Der Blog ist ziemlich anachronistisch und wird auch dadurch nicht übersichtlicher, dass wir das Layout geändert und damit dem Ganzen den Look eines Onlineversands für Damenschuhe gegeben haben. Wir haben ziemliche Durststrecken hinter uns, wortwörtlich, aber auch, was anständiges Internet angeht. Deswegen hier der Versuch, ein bisschen Ordnung reinzubringen.
Der letzte Blogeintrag endet mit unserer Ankunft in der Hauptstadt Kenias.
Zu Nairobi gehören Wolkenkratzer, Schmutz, Großstadtfeeling und traurige Armut. Natürlich ist Armut immer traurig, aber hier ist sie irgendwie elender. Eher eine von Drogen zerfressene, von Schmutz besudelte Armut im Gegensatz zu dem armen Beisammensitzen auf dem Land. Kinder auf dem Markt, unter Brücken, auf der Straße, griffen einfach von unten nach unserem Arm, um zu betteln, mit zerrissenen Kleidern und glasigen Augen. Sie waren manchmal 10 oder 11 und high. Da wird man sich noch mal bewusst darüber, was wir für ein Glück haben, dass wir im Freiburger Herdern geboren wurden, wo das größte Ausmaß an mentaler Leidensfähigeit gefragt ist, wenn die Zwiebeln von der Münsterwurscht wieder den Jackenärmel vollgesaut haben, während andere, die genauso viel oder mehr auf dem Kasten haben wie wir, irgendwo im kenianischen Schmutz ohne Perspektiven aufwachsen müssen.
Beim Aufbruch aus Nairobi sind wir erstmal mit 40 Sachen über einen kopfgroßen Backstein gebrettert, wobei uns beide Felgen angebrochen sind, und unser Gepäck auf der vierspurigen Autobahn verstreut lag.
Trotzdem war das alles ein Riesenglück im Unglück. Oder vielleicht eher ein kleines bisschen Unglück in so viel Glück. Glück einfach mal wieder, weil wir so nah an Nairobi waren. Das hätte uns auch in der Wüste passieren können, wir haben zwei neue 28-Zoll-Felgen gefunden, alles wurde in zwei Stunden repariert, und wir konnten noch am gleichen Nachmittag von Neuem starten.
Zwei Tage später, beflügelt vom Enthusiasmus des gerade reparierten Bikes, hat’s uns das andere zerlegt.

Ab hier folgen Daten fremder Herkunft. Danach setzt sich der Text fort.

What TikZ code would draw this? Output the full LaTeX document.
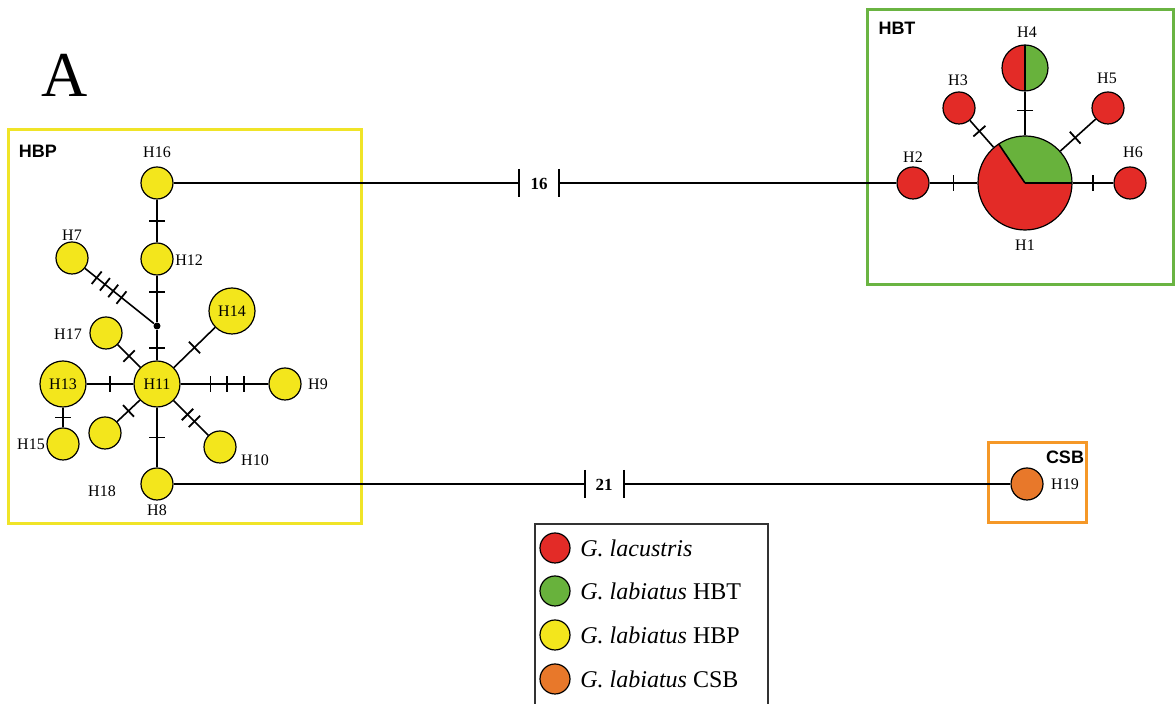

Das Schaltwerk war falsch eingestellt, ist zwischen die Speichen gekommen, das ganze Ding ist abgebrochen, vollkommen zerfleddert, und die Kette gerissen.
Der Dude in seinem Präriefahrradladen hat irgendwo noch eine Shimano rausgekramt, sie uns angebaut und es ging direkt wieder los.
Leider ist bei der neuen Schaltung jeder Gang gesprungen, was unfassbar nervig war.
Aber manchmal muss man einfach schlau sein. Und nachdem wir von Reifen aufpumpen bis Sattel tauschen schon alle erdenklichen Mechanikertricks ausgepackt hatten, haben wir irgendwann in einem Anflug ungewohnter Genialität die richtigen Schrauben gefunden. Sternstunden der Zweiradmechanik. Seitdem war das Rad zwar nur noch auf drei Ritzeln befahrbar, lief aber wie ein perpetuum mobile.
Wir haben den Mt. Kenya, den zweithöchsten Berg Afrikas, umfahren, haben nachts gefroren wie die Schweine, sind durch Dörfer der Massai und Samburu gekommen, und haben den kenyanischen Flair wahnsinnig gefeiert und sind voll darin eingetaucht.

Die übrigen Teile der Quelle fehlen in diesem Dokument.